Barbie restera-t-il dans les annales ?

Difficile de reconnaître que Barbie ne sera pas une production supplémentaire truffée de sarcasme. Si les idéaux féministes (et au final humanistes) sont là, avec tous les artifices nécessaires (décors et costumes sublimes, casting inégalable, la touche de comédie au bon moment), peut-être qu’il ne va pas assez loin. Je pense particulièrement à la mise en scène : si effectivement, avec les décors ou les plans très travaillés, photographiquement pas grand-chose n’est renversant. Ce qui manque peut-être au final, c’est tout bonnement plus de Barbie (la poupée) dans Barbie. L’objet de la poupée a des caractéristiques qui ne sont peut-être pas assez utilisées. Par exemple, elle ne peut pas plier ses membres, au niveau des coudes ou des genoux : de quoi être source de gags, mais aussi de ressorts comiques dans les dialogues.

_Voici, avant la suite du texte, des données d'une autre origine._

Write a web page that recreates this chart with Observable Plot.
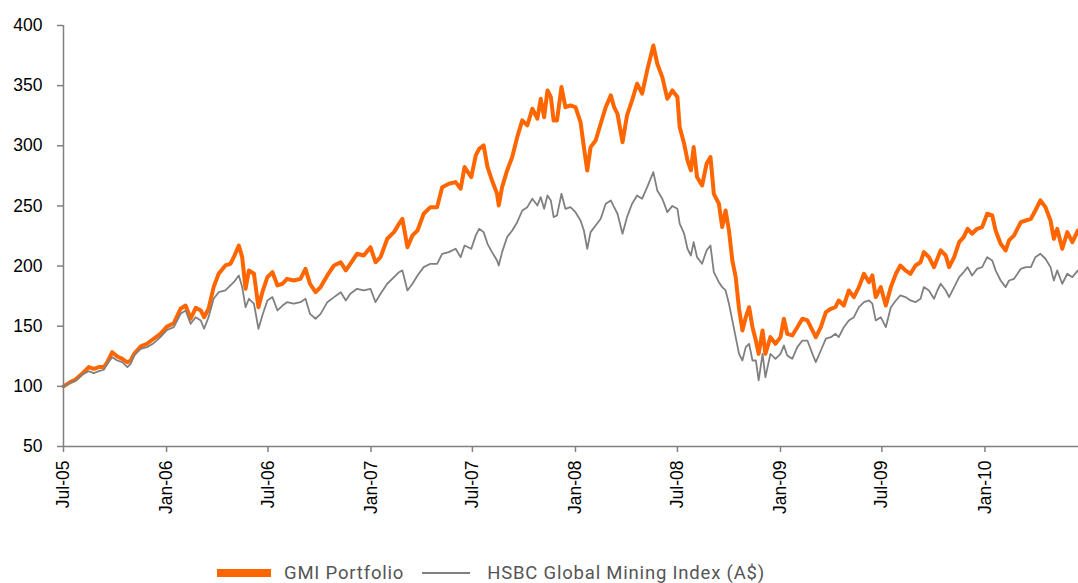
<!DOCTYPE html>
<html><head><meta charset="utf-8">
<script src="https://cdn.jsdelivr.net/npm/d3@7"></script>
<script src="https://cdn.jsdelivr.net/npm/@observablehq/plot@0.6"></script>
<style>
body{margin:0;background:#fff;}
#wrap{position:relative;width:1078px;height:583px;overflow:hidden;}
#legend{position:absolute;top:564px;left:217px;font-family:Roboto,"Liberation Sans",sans-serif;font-size:18.5px;letter-spacing:0.8px;color:#555;display:flex;align-items:center;white-space:nowrap;line-height:18px;}
#legend .sw{display:inline-block;}
</style></head><body><div id="wrap"><div id="chart"></div>
<div id="legend"></div></div>
<script>
const seriesNames = ["GMI Portfolio", "HSBC Global Mining Index (A$)"];
const seriesColors = ["#ff6600", "#808080"];
const tickDates = ["2005-07-01","2006-01-01","2006-07-01","2007-01-01","2007-07-01","2008-01-01","2008-07-01","2009-01-01","2009-07-01","2010-01-01"];
const tickLabels = ["Jul-05","Jan-06","Jul-06","Jan-07","Jul-07","Jan-08","Jul-08","Jan-09","Jul-09","Jan-10"];
const yTicks = [50,100,150,200,250,300,350,400];
const dates = [
"2005-07-01","2005-07-13","2005-07-22","2005-08-03","2005-08-15","2005-08-24","2005-09-02","2005-09-11","2005-09-17","2005-09-26",
"2005-10-05","2005-10-14","2005-10-23","2005-10-29","2005-11-04","2005-11-16","2005-11-27","2005-12-09","2005-12-21","2006-01-02",
"2006-01-14","2006-01-26","2006-02-04","2006-02-13","2006-02-22","2006-03-03","2006-03-09","2006-03-17","2006-03-26","2006-04-04",
"2006-04-16","2006-04-25","2006-05-01","2006-05-10","2006-05-16","2006-05-22","2006-05-28","2006-06-06","2006-06-14","2006-06-21",
"2006-06-30","2006-07-09","2006-07-18","2006-07-27","2006-08-04","2006-08-16","2006-08-28","2006-09-06","2006-09-14","2006-09-24",
"2006-10-03","2006-10-15","2006-10-27","2006-11-08","2006-11-17","2006-11-25","2006-12-07","2006-12-19","2006-12-31","2007-01-09",
"2007-01-18","2007-01-30","2007-02-11","2007-02-20","2007-02-26","2007-03-07","2007-03-16","2007-03-25","2007-04-05","2007-04-17",
"2007-04-29","2007-05-08","2007-05-20","2007-06-01","2007-06-10","2007-06-17","2007-06-29","2007-07-07","2007-07-13","2007-07-21",
"2007-07-28","2007-08-05","2007-08-14","2007-08-17","2007-08-23","2007-09-01","2007-09-10","2007-09-19","2007-09-28","2007-10-07",
"2007-10-16","2007-10-25","2007-10-31","2007-11-06","2007-11-12","2007-11-18","2007-11-23","2007-11-29","2007-12-07","2007-12-14",
"2007-12-23","2008-01-01","2008-01-10","2008-01-16","2008-01-22","2008-01-28","2008-02-06","2008-02-15","2008-02-24","2008-03-04",
"2008-03-10","2008-03-16","2008-03-25","2008-04-02","2008-04-11","2008-04-20","2008-04-29","2008-05-08","2008-05-19","2008-05-26",
"2008-06-04","2008-06-13","2008-06-22","2008-07-01","2008-07-05","2008-07-13","2008-07-19","2008-07-25","2008-07-30","2008-08-05",
"2008-08-14","2008-08-22","2008-08-29","2008-09-04","2008-09-13","2008-09-19","2008-09-25","2008-10-01","2008-10-07","2008-10-13",
"2008-10-19","2008-10-25","2008-10-31","2008-11-06","2008-11-12","2008-11-18","2008-11-23","2008-11-30","2008-12-05","2008-12-14",
"2008-12-23","2009-01-01","2009-01-07","2009-01-13","2009-01-22","2009-01-31","2009-02-09","2009-02-18","2009-02-27","2009-03-05",
"2009-03-14","2009-03-23","2009-04-01","2009-04-09","2009-04-15","2009-04-24","2009-05-03","2009-05-12","2009-05-21","2009-05-30",
"2009-06-08","2009-06-14","2009-06-20","2009-06-29","2009-07-08","2009-07-17","2009-07-26","2009-08-03","2009-08-12","2009-08-21",
"2009-08-30","2009-09-08","2009-09-14","2009-09-23","2009-10-02","2009-10-08","2009-10-14","2009-10-23","2009-10-29","2009-11-07",
"2009-11-16","2009-11-24","2009-12-01","2009-12-09","2009-12-18","2009-12-27","2010-01-05","2010-01-14","2010-01-20","2010-01-29",
"2010-02-07","2010-02-13","2010-02-22","2010-03-06","2010-03-15","2010-03-24","2010-04-01","2010-04-10","2010-04-19","2010-04-28",
"2010-05-04","2010-05-10","2010-05-19","2010-05-28","2010-06-06","2010-06-16"];
const gmi = [
100,103.5,105.5,110.4,116,114.6,116,116,120,128.4,
124.8,122.9,120,121.5,127,133.2,135.4,139.6,143.7,149.8,
152.5,164.5,167.2,156.2,165.3,163.1,157.5,164.5,182.5,193.6,
200.5,201.9,207.4,217.1,207.4,181.1,196.4,193.6,165.8,178.3,
190.8,194.9,183.9,185.3,189.4,188,189.4,197.7,185.3,178.3,
182.5,192.2,200.5,203.2,196.4,201.9,210.2,208.8,215.7,203.2,
207.4,222.7,228.2,235.2,239.3,215.7,225.5,229.6,243.5,249,
249,265.6,268.4,269.8,264.3,282.3,274,292,297.5,300.3,
282.3,271.2,260.1,250.4,265.6,279.5,290.6,307.2,321.1,316.9,
330.8,322.5,339.1,323.8,346,340.5,321.1,321.1,348.8,332.1,
333.5,332.1,319.7,298.9,279.5,298.9,304.4,318.3,332.1,341.9,
332.1,326.6,303,325.2,337.7,351.6,343.3,362.7,383.4,368.2,
357.1,339.1,346,340.5,315.5,301.7,287.8,279.5,298.9,274,
267,285,290.6,260.1,251.8,232.4,246.2,229.6,204.7,190.8,
164.5,146.5,157.5,165.8,149.2,138.1,127,146.5,127,140.9,
135.4,140.9,156.2,143.7,142.3,149.2,156.2,154.8,146.5,140.9,
149.2,161.7,164.5,165.8,171.4,167.2,179.7,174.2,182.5,193.6,
186.6,192.2,174.2,182.5,167.2,182.5,193.6,200.5,196.4,193.6,
200.5,203.2,211.6,207.4,199.1,206.1,213,208.8,199.1,207.4,
219.9,224.1,231,226.9,231,232.4,243.5,242.1,229.6,218.5,
213,221.3,225.5,236.5,237.9,239.3,246.2,254.6,249,237.9,
222.7,231,214.4,228.2,219.9,229.6];
const hsbc = [
100,103,104.3,109.6,112.6,111,112.6,113.8,118.8,124.3,
121.5,120.1,116,118.8,125.7,131.2,132.6,135.9,140.9,147,
149.2,160.3,163.1,152,157.5,154.8,147.9,157.5,172.8,178.3,
179.7,183.9,186.6,192.2,182.5,165.8,172.8,168.7,147.9,158.9,
171.4,174.2,163.1,167.2,170,168.7,170,172.8,160.3,156.2,
160.3,170,174.2,178.3,171.4,177,181.1,179.7,181.1,170,
177,185.3,190.8,194.9,196.4,179.7,185.3,192.2,199.1,201.9,
201.9,210.2,211.6,214.4,207.4,217.1,214.4,225.5,231,228.2,
218.5,211.6,204.7,200.5,211.6,224.1,229.6,236.5,246.2,249,
256,250.4,257.3,247.6,258.7,254.6,240.7,242.1,260.1,247.6,
249,244.8,237.9,229.6,214.4,228.2,233.8,239.3,251.8,254.6,
249,243.5,226.9,240.7,251.8,258.7,256,265.6,278.1,262.9,
256,244.8,250,247.6,235.2,226.9,214.4,208.8,219.9,207.4,
201.9,213,217.1,194.9,186.6,182.5,179.7,168.7,154.8,140.9,
127,121.5,132.6,135.4,121.5,121.5,104.9,127,107.6,127,
122.9,127,134,125.7,122.9,132.6,138.1,138.1,127,120.1,
129.8,139.6,140.9,143.7,140.9,149.2,154.8,157.5,165.8,170,
171.4,168.7,154.8,157.5,149.2,165.8,171.4,175.6,174.2,171.4,
170,172.8,182.5,179.7,172.8,179.7,185.3,179.7,174.2,182.5,
190.8,194.9,199.1,192.2,197.7,199.1,207.4,204.7,196.4,188,
182.5,188,189.4,197.7,199.1,199.1,207.4,210.2,206.1,199.1,
188,196.4,185.3,193.6,190.8,196.4];

const data = dates.map((d, i) => ({date: new Date(d), gmi: gmi[i], hsbc: hsbc[i]}));
const xStart = new Date("2005-07-01"), xEnd = new Date("2010-06-17");
const labelMap = new Map(tickDates.map((d, i) => [+new Date(d), tickLabels[i]]));

const chart = Plot.plot({
  width: 1078, height: 530,
  marginLeft: 63, marginRight: 0, marginTop: 25, marginBottom: 84,
  style: {fontFamily: "'Liberation Sans', Arial, sans-serif", fontSize: "17px", color: "#000", background: "#fff", overflow: "visible"},
  x: {type: "utc", domain: [xStart, xEnd]},
  y: {domain: [50, 400]},
  marks: [
    Plot.lineY(data, {x: "date", y: "gmi", stroke: seriesColors[0], strokeWidth: 4}),
    Plot.lineY(data, {x: "date", y: "hsbc", stroke: seriesColors[1], strokeWidth: 1.8}),
    Plot.ruleY([50], {stroke: "#808080", strokeWidth: 1.5}),
    Plot.ruleX([xStart], {y1: 50, y2: 400, stroke: "#808080", strokeWidth: 1.5}),
    Plot.axisY({ticks: yTicks, tickSize: 6, tickPadding: 15, stroke: "#808080", strokeWidth: 1.5, fill: "#000", label: null, fontSize: 17.5}),
    Plot.axisX({ticks: tickDates.map(d => new Date(d)), tickFormat: d => labelMap.get(+d), tickRotate: -90, tickSize: 6, tickPadding: 8, stroke: "#808080", strokeWidth: 1.5, fill: "#000", label: null, fontSize: 17.5})
  ]
});
document.getElementById("chart").appendChild(chart);

const legend = document.getElementById("legend");
legend.innerHTML =
  `<span class="sw" style="width:54px;height:8px;background:${seriesColors[0]};margin-right:13px"></span>` +
  `<span style="margin-right:18px">${seriesNames[0]}</span>` +
  `<span class="sw" style="width:48px;height:2px;background:${seriesColors[1]};margin-right:17px"></span>` +
  `<span>${seriesNames[1]}</span>`;
</script></body></html>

Il aurait même pu être intéressant d’avoir un rendu plus « plastique » sur les poupées dans le film, histoire de prononcer la différence avec les humains et surtout leur « irréalisme » et le fait que ce soient des idéaux artificiels inatteignables.

Néanmoins, Barbie est un film que l’on peut revoir plusieurs fois. Tout d’abord parce qu’il porte un message politique fort et bien équilibré, que certains dialogues sont primordiaux et que pour en prendre conscience il faut les écouter à plusieurs reprises. Le revoir avec d’autres personnes, c’est aussi pouvoir les sensibiliser, en usant d’artifices : celui de l’aventure du film, du casting, des décors.